PUNE: Two years after his furniture was thrown out of Ambedkar hostel by irate students for illegal occupation, Pune Municipal Corporation (PMC) additional municipal commissioner, M S Deonikar, finds himself embroiled in yet another controversy involving his official residence, with activists pointing out that the bungalow he currently lives in has been reserved as public amenity and cannot be used as a residential premises.
Spread over a sprawling 6,000 square feet plot in survey no 20, 3/7/ 3 + 8, in the picturesque Bavdhan, the area had been surrendered by a developer to the PMC, as per the town planning rules, to avail of additional FSI that he needed to erect two high-rise towers on the original plot.
The very purpose of acquiring the land from the developer was to create a public amenity facility on it, but lured by the location and bungalow, the PMC thought it could make a good residence for one of its top officers.

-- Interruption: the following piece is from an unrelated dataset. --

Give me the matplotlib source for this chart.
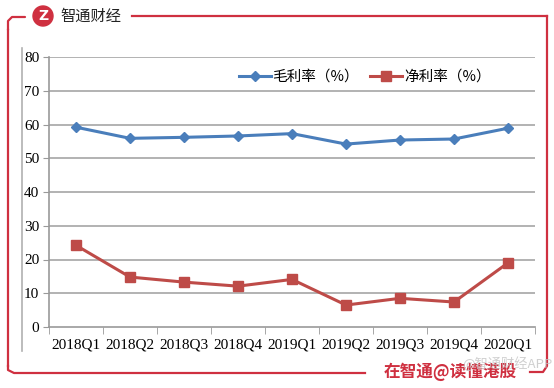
import matplotlib
matplotlib.use("Agg")
import matplotlib.pyplot as plt
from matplotlib.patches import Circle

categories = ["2018Q1", "2018Q2", "2018Q3", "2018Q4", "2019Q1", "2019Q2", "2019Q3", "2019Q4", "2020Q1"]
gross_margin = [59.2, 55.9, 56.2, 56.6, 57.3, 54.2, 55.4, 55.7, 58.9]
net_margin = [24.2, 14.8, 13.3, 12.1, 14.1, 6.5, 8.5, 7.4, 19.0]
yticks = [0, 10, 20, 30, 40, 50, 60, 70, 80]
label_gross = "毛利率（%）"
label_net = "净利率（%）"

plt.rcParams['font.family'] = ['Noto Sans CJK SC', 'DejaVu Sans']

W, H = 554, 388
fig = plt.figure(figsize=(W/100, H/100), dpi=100)
fig.patch.set_facecolor("white")

def fx(px):
    return px / W
def fy(py):
    return 1 - py / H

red = "#cf3040"
# frame
ov = fig.add_axes([0, 0, 1, 1], zorder=0)
ov.set_xlim(0, W); ov.set_ylim(H, 0); ov.axis("off")
ov.plot([25, 12, 8, 8], [17, 17, 21, 30], color=red, lw=1.6, solid_capstyle="round")
ov.plot([8, 8], [30, 366], color=red, lw=1.6)
ov.plot([8, 8, 14, 365], [366, 370, 373, 373], color=red, lw=1.6)
ov.plot([132, 547], [16, 16], color=red, lw=1.6)
ov.plot([547, 547, 543, 530], [16, 366, 372, 372], color=red, lw=1.6)
# inner gray frame line
ov.plot([22, 22], [48, 351], color="#b0b0b0", lw=1.2)
# logo
ov.add_patch(Circle((43, 16), 10, color=red))
ov.text(43, 16.5, "Z", color="white", fontsize=10, fontweight="bold", ha="center", va="center", family="DejaVu Sans")
ov.text(60, 16, "智通财经", color="#222222", fontsize=11, ha="left", va="center")
# watermarks
ov.text(384, 372, "在智通@读懂港股", color=red, fontsize=12, fontweight="bold", ha="left", va="center")
ov.text(462, 364, "@智通财经APP", color="#c4c4c4", fontsize=9.5, ha="left", va="center", alpha=0.8)

ax = fig.add_axes([fx(49), fy(327), fx(535) - fx(49), fy(57) - fy(327)], zorder=1)
ax.patch.set_alpha(0)
x = list(range(len(categories)))
ax.plot(x, gross_margin, color="#4a7ebb", lw=2.2, marker="D", markersize=5.5, label=label_gross, zorder=3)
ax.plot(x, net_margin, color="#be4b48", lw=2.2, marker="s", markersize=6.5, label=label_net, zorder=3)
ax.set_xlim(-0.5, len(categories) - 0.5)
ax.set_ylim(0, 80)
ax.set_yticks(yticks)
ax.set_yticklabels([str(v) for v in yticks], family="Liberation Serif", fontsize=11)
ax.set_xticks(x)
ax.set_xticklabels(categories, family="Liberation Serif", fontsize=11)
ax.set_xticks([i - 0.5 for i in range(len(categories) + 1)], minor=True)
ax.tick_params(axis="x", which="major", length=0, pad=8)
ax.tick_params(axis="x", which="minor", length=5, color="#999999", direction="out")
ax.tick_params(axis="y", length=4, color="#999999", pad=3)
for v in yticks[1:]:
    ax.axhline(v, color="#a6a6a6", lw=1.2, zorder=1)
for s in ["top", "right"]:
    ax.spines[s].set_visible(False)
ax.spines["left"].set_color("#999999")
ax.spines["bottom"].set_color("#999999")
ax.spines["left"].set_linewidth(1.2)
ax.spines["bottom"].set_linewidth(1.2)

leg = ax.legend(loc="center left", bbox_to_anchor=(0.378, 0.926), ncol=2, frameon=False,
                fontsize=10.5, handlelength=2.2, columnspacing=0.8, handletextpad=0.1, borderaxespad=0)

fig.savefig("out.png", dpi=100)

“I do not know what amenity does the public get to enjoy when an additional commissioner moves in such a land,” citizen activists, Vivek Velankar, of the Sajag Nagrik Manch, has stated in a note he sent to the municipal commissioner, Mahesh Zagade.
Delaying the paper work to take legal possession of the building (it’s with the PMC for the last four years), serves many purposes for the PMC. First it doesn’t come under the legal obligation of making any kind of public amenity on it even as its officials enjoy it as their abode, while they are posted here.
However, the PMC thinks nothing of spending huge amount to get it renovated from time to time. The question that surfaces is how come the PMC has spent money on a property that it has not yet acquired legally.
City engineer, Prashant Waghmare, however, does not believe the PMC has violated any rules by converting an area reserved as public amenity into an official residence of its additional municipal commissioner. “The bungalow isn’t big enough to construct a public amenity like a hospital or a school,” Waghmare said, reasoning why he did not get it demolished to build a public amenity.
He, however, pleaded ignorance that the PMC has spent any money in renovating the bungalow. Documents obtained from the Karve road office, however, show that more than Rs 2 lakh had been spent on some recent reconstruction in the bungalow.